With automatics you would need to brake down the hill to stop the car "running away" as it wouldn't engine brake automatically to compensate for gravity's effect.




With automatics you would need to brake down the hill to stop the car "running away" as it wouldn't engine brake automatically to compensate for gravity's effect.

Most automatic transmissions (or at least the ones I've driven, which arguably is not more recent than late 90s) have low ranges where there is engine braking. That's the exact use case for them. Automatic doesn't (or didn't) mean that you must never shift manually.

Automatic transmissions in large vehicles like trucks and buses usually don't have freewheels either, so there is always engine braking.


> The engine will be turning over at ~1000rpm instead of 2000rpm in my diesel.

Right, but when you're coasting you're burning fuel to turn over, unless you have a perpetual motion engine. Whereas engine braking (on a car with an ECU i.e. one made since 1996 or so) you could be doing 2000rpm but burning no fuel (gravity is turning the wheels which are turning the engine).


> (gravity is turning the wheels which are turning the engine).

... which brakes the car, so you still lose energy.

Can't find literature at the moment, but ISTR that the valve train can take several kW to operate.


Sure. Turning the engine is going to take energy one way or the other. But you can use energy that would otherwise be wasted heating up the brake pads rather than energy from burning fuel.


I think the alternative was coasting, not braking.


So if you're coasting you're spending fuel to increase your speed (relative to what you'd do by staying in gear). In the situation where you're considering coasting that's probably not a tradeoff you want to be making.


Every automatic car I've ever seen has had the ability to downshift to engage engine braking. (Even the CVT in cars like the Prius has an engine braking mode.) I've seen advocates of manual transmissions cite a lack of engine braking as a reason to switch in multiple conversations, so I've gotten the impression that a lot of people just aren't taught how to drive an automatic properly. (Do they not talk about this in driver's ed? I don't even remember anymore.)


> Even the CVT in cars like the Prius has an engine braking mode

Well, of course a hybrid has engine braking - that's kind of pivotal to the whole hybrid design. It freaked my wife out the first time we went down a 7% grade in ours in 'B(raking)' - once the battery charged holding down the brake pedal caused the second MG to disengage from the transaxle and spin at max RPM's to bleed off the excess energy.

But yes, every automatic car I've ever been in has had engine braking as well - going down the same grade by mother will shift her Chevy Impala into '3' and can easily coast down the same hill only applying the brake to turn corners.

Would be nice if our Prius didn't require holding down the brake pedal, but in a way I think it plays into the natural instincts of a driver to do so - but it's a habit that can get you killed driving a manual or standard automatic transmission by overheating the brakes, so hopefully my wife doesn't go down any grades in a car other than our own without me.

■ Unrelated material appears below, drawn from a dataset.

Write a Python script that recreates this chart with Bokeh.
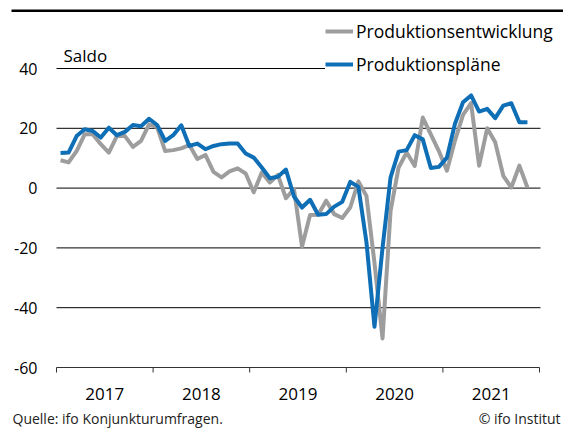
from bokeh.plotting import figure
from bokeh.models import Range1d, Legend, LegendItem
from bokeh.embed import file_html
from bokeh.resources import INLINE
from bokeh.core.properties import value

# ---- data (monthly balances, Jan 2017 - Nov 2021) ----
start_year = 2017
entwicklung = [9.3, 8.6, 12.4, 18.0, 18.0, 14.7, 11.9, 17.4, 17.4, 13.8, 15.8, 21.3,
               20.4, 12.4, 12.7, 13.3, 14.4, 9.7, 11.1, 5.4, 3.6, 5.6, 6.6, 4.9,
               -1.4, 5.2, 1.9, 4.4, -3.4, -0.3, -19.5, -9.0, -8.9, -4.2, -8.7, -10.0,
               -6.4, 2.2, -2.6, -25.0, -50.3, -7.6, 6.9, 11.9, 7.4, 23.6, 18.0, 12.4,
               5.8, 15.9, 24.5, 28.4, 7.5, 20.0, 15.3, 4.1, 0.2, 7.5, 0.2]
plaene = [11.7, 11.9, 17.4, 19.7, 19.1, 16.9, 20.2, 17.7, 18.8, 21.1, 20.7, 23.2,
          21.1, 15.8, 17.7, 21.0, 14.1, 14.9, 13.0, 14.1, 14.7, 14.9, 14.9, 11.6,
          10.2, 6.9, 3.3, 3.8, 6.2, -2.8, -6.5, -3.9, -8.9, -8.7, -6.2, -4.6,
          2.1, 0.4, -18.0, -46.4, -20.0, 3.6, 12.2, 12.7, 17.7, 16.3, 6.7, 7.1,
          10.2, 21.5, 28.7, 31.0, 25.6, 26.5, 23.4, 27.6, 28.4, 22.0, 22.0]
years = [2017, 2018, 2019, 2020, 2021]
year_labels = ["2017", "2018", "2019", "2020", "2021"]
y_ticks = [-60, -40, -20, 0, 20, 40]
y_tick_labels = ["-60", "-40", "-20", "0", "20", "40"]
series_names = ["Produktionsentwicklung", "Produktionspläne"]
unit_label = "Saldo"
source_note = "Quelle: ifo Konjunkturumfragen."
copyright_note = "© ifo Institut"

x = [start_year + (i + 0.5) / 12 for i in range(len(plaene))]

FONT = "Open Sans"
GRAY = "#9D9D9D"
BLUE = "#0F6FB6"
W, H = 563, 429

# pixel geometry of the plotting area (frame covers whole canvas)
X0_PX, X1_PX = 56.0, 539.0          # 2017 .. 2022
Y40_PX, YM60_PX = 68.0, 367.0       # 40 .. -60
px_per_year = (X1_PX - X0_PX) / (years[-1] + 1 - years[0])
px_per_unit = (YM60_PX - Y40_PX) / 100.0


def xd(px):
    return years[0] + (px - X0_PX) / px_per_year


def yd(py):
    return 40 + (Y40_PX - py) / px_per_unit


p = figure(width=W, height=H, x_range=Range1d(xd(0), xd(W)), y_range=Range1d(yd(H), yd(0)),
           toolbar_location=None, output_backend="svg", min_border=0,
           x_axis_type=None, y_axis_type=None, outline_line_color=None)
p.grid.visible = False

# horizontal grid lines (with the -60 line as x-axis line)
x_end = years[-1] + 1
p.segment(x0=[years[0]] * (len(y_ticks) - 1), x1=[xd(540)] * (len(y_ticks) - 1),
          y0=y_ticks[1:], y1=y_ticks[1:], line_color="black", line_width=1)
p.segment(x0=[years[0]], x1=[x_end], y0=[y_ticks[0]], y1=[y_ticks[0]],
          line_color="#333333", line_width=1)

# x tick marks at year boundaries
tick_x = years + [x_end]
p.segment(x0=tick_x, x1=tick_x, y0=[y_ticks[0]] * len(tick_x),
          y1=[yd(YM60_PX + 5)] * len(tick_x), line_color="#333333", line_width=1)

# year labels centred in each year
p.text(x=[y + 0.5 for y in years], y=[yd(393)] * len(years), text=year_labels,
       text_font=value(FONT), text_font_size="17px", text_align="center",
       text_baseline="middle", text_color="black")

# y tick labels
p.text(x=[xd(37)] * len(y_ticks), y=y_ticks, text=y_tick_labels,
       text_font=value(FONT), text_font_size="16px", text_align="right",
       text_baseline="middle", text_color="black")

# data lines
r1 = p.line(x, entwicklung, line_width=4, line_color=GRAY, line_join="round")
r2 = p.line(x, plaene, line_width=4, line_color=BLUE, line_join="round")

# unit label
p.text(x=[xd(63)], y=[yd(55)], text=[unit_label], text_font=value(FONT),
       text_font_size="17px", text_baseline="alphabetic", text_align="left", text_color="black")

# top rule
p.segment(x0=[xd(11)], x1=[xd(W)], y0=[yd(10.3)], y1=[yd(10.3)],
          line_color="black", line_width=2.5)

# footer
p.text(x=[xd(12)], y=[yd(418)], text=[source_note], text_font=value(FONT),
       text_font_size="14px", text_baseline="alphabetic", text_align="left", text_color="#222222")
p.text(x=[xd(560)], y=[yd(418)], text=[copyright_note], text_font=value(FONT),
       text_font_size="14px", text_baseline="alphabetic", text_align="right", text_color="#222222")

legend = Legend(items=[LegendItem(label=series_names[0], renderers=[r1]),
                       LegendItem(label=series_names[1], renderers=[r2])],
                location=(325, H - 76), glyph_width=28, glyph_height=20, label_height=20,
                label_standoff=3, spacing=9, padding=10, margin=0,
                border_line_color=None, background_fill_color="white", background_fill_alpha=1,
                label_text_font=FONT, label_text_font_size="17.5px", label_text_color="black")
p.add_layout(legend)

open("out.html", "w").write(file_html(p, INLINE))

The e-brake in my automatic Volvo is shot, so my wife and I were practicing how to engine brake down from 50 km/h to a crawl. She was surprised that she was never made to learn this in driver's ed.


Very few drivers in the U.S. know when to turn overdrive off or use a selective gear.


I would argue even being able to drive a manual doesn't make you know what is best either


My current car has "regenerative breaking" that charges the battery(not a hybrid, just a normal BMW). I haven't tried any testing without cruise control on, but with cruise on it will definitely do a little breaking on highway downhills to maintain speed.

Every generation of car is getting better at all these things, so statements about efficiency almost all need a "cars built prior to 20XX".


Honda Civic 06 i-Drive (CVT) will shift into lower gear, thus engine brake, if you brake hard enough to trigger the shift threshold. And you can go directly into manual override whenever you hit the wheel paddles or push/pull the stick.